Baru pada 2019, Sukartini teringat kembali transaksi yang menggantung itu. Ia pun menemui Yusuf yang baru pulang ke Jember. Dari sana, terkuak bahwa tanah tersebut disewakan Gunawan Ganda Wijaya kepada pihak lain dengan biaya sewa Rp 27,5 juta.

Pandemi Covid-19 sempat menghambat Sukartini untuk mengurus masalah ini lebih lanjut. Namun, pada 2022, ia mendatangi penyewa lahan dan disaksikan perangkat desa setempat, berhasil merebut kembali tanahnya, meski harus mengganti biaya sewa sebesar Rp 27,5 juta.

Dengan semangat membela haknya, pada 2023 Sukartini secara resmi membatalkan jual-beli tanah dengan Yusuf, memasang papan kepemilikan di lahannya, dan bahkan mulai menanam padi.

Namun, upaya ini hanya bertahan dua bulan. Gunawan Ganda Wijaya datang dan merusak tanaman padi miliknya. Sukartini segera melaporkan insiden perusakan ini ke Mapolres Jember.

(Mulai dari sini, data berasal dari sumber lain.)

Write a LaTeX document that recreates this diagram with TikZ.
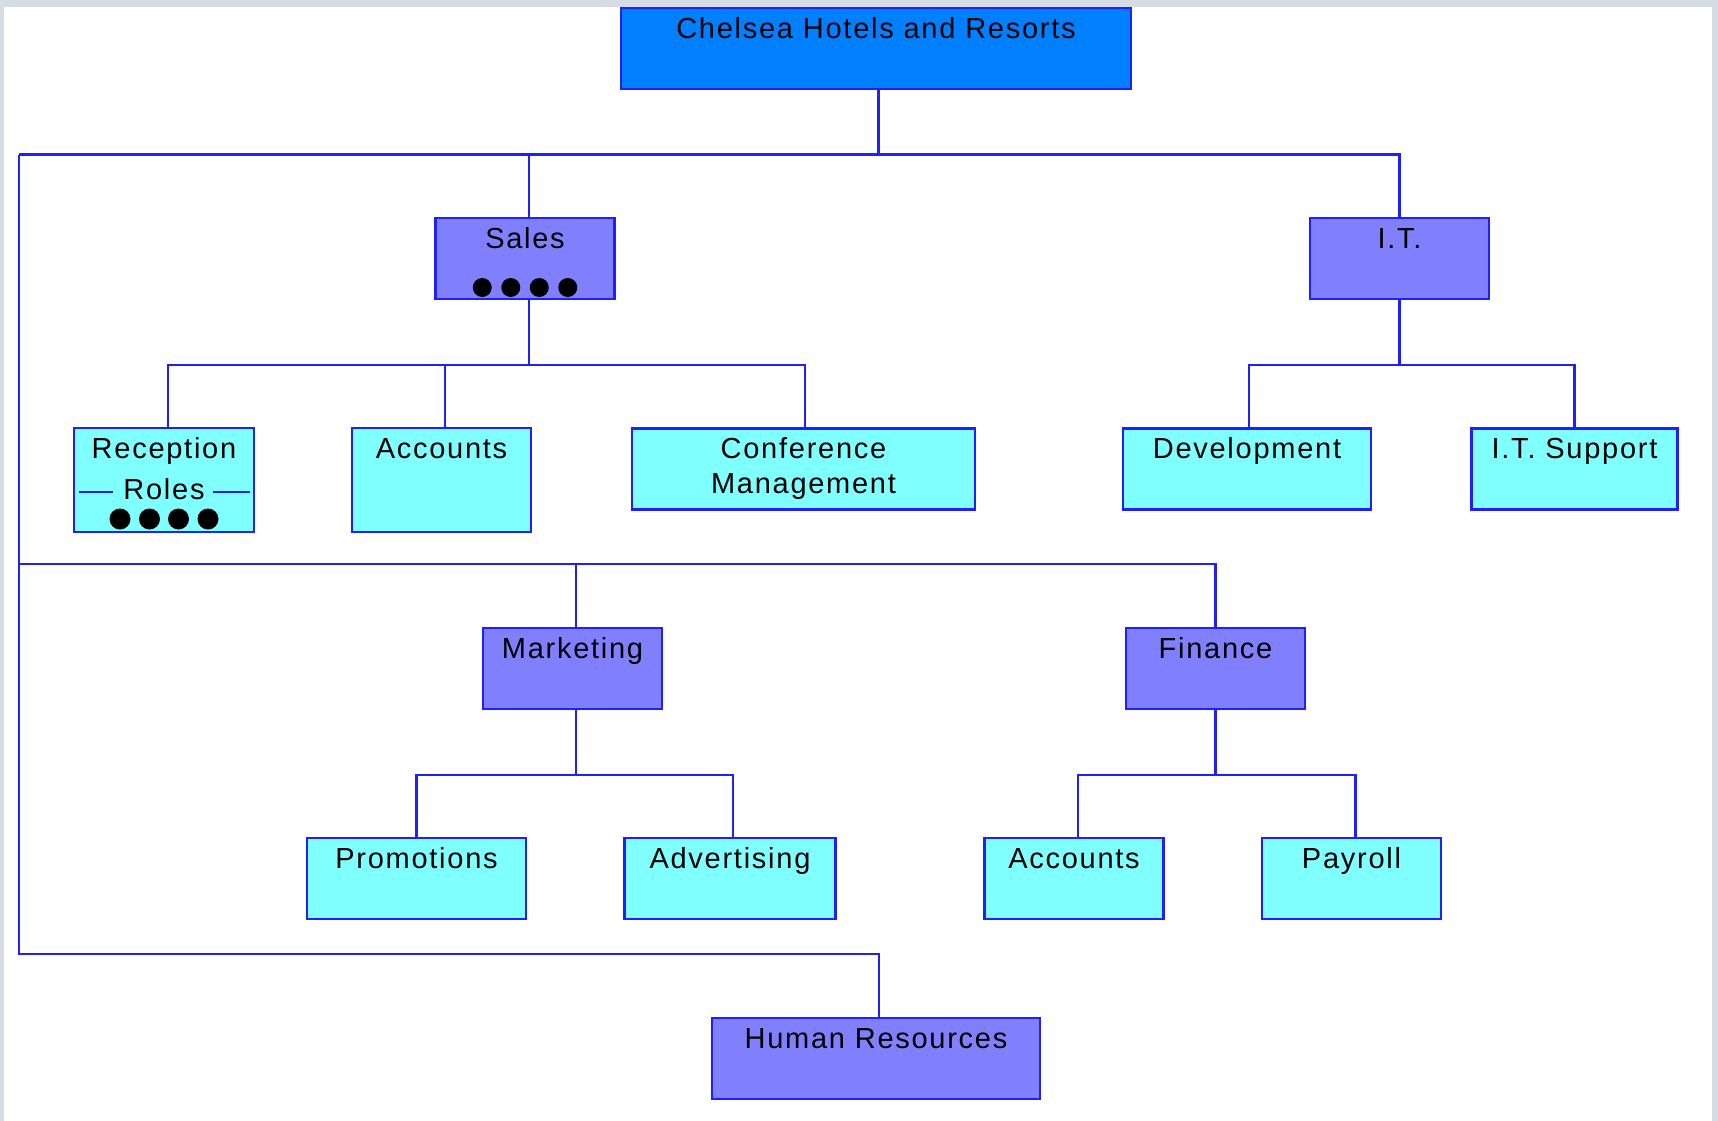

Ironi Hukum: Laporan Warga Terbengkalai, Notaris Terseret

Yang menjadi sorotan tajam adalah nasib laporan Sukartini. Hingga berita ini diturunkan, laporannya di Polres Jember tak kunjung ditangani secara serius. Justru sebaliknya, Gunawan Ganda Wijaya, pada April 2025, melaporkan Notaris Bambang Hermanto atas tudingan penggelapan.

Laporan Gunawan ini bergerak sangat cepat di kepolisian dan kini telah disidangkan di Pengadilan Negeri Jember.

“Saya tidak habis pikir, kenapa laporan saya tidak ditanggapi, tapi laporan dia (Gunawan) begitu cepat diproses sampai ke pengadilan,” keluh Sukartini dengan nada heran.

Kasus ini menggambarkan betapa rentannya posisi pemilik lahan di hadapan transaksi yang kompleks dan tidak transparan, serta bagaimana sistem hukum dapat terasa tidak adil bagi korban.

Notaris Bambang Hermanto yang perannya terbatas pada pengecekan sertifikat di awal, kini terjerat dalam sengketa yang akarnya jauh lebih dalam.

Upaya media untuk menghubungi pihak-pihak terkait lainnya, termasuk Gunawan Ganda Wijaya dan Notaris Bambang Hermanto masih terus dilakukan guna mendapatkan konfirmasi dan perspektif lebih lengkap mengenai kasus yang semakin pelik ini. Publik menanti keadilan yang sesungguhnya di balik sengkarut hukum tanah di Jember (mam/dnv).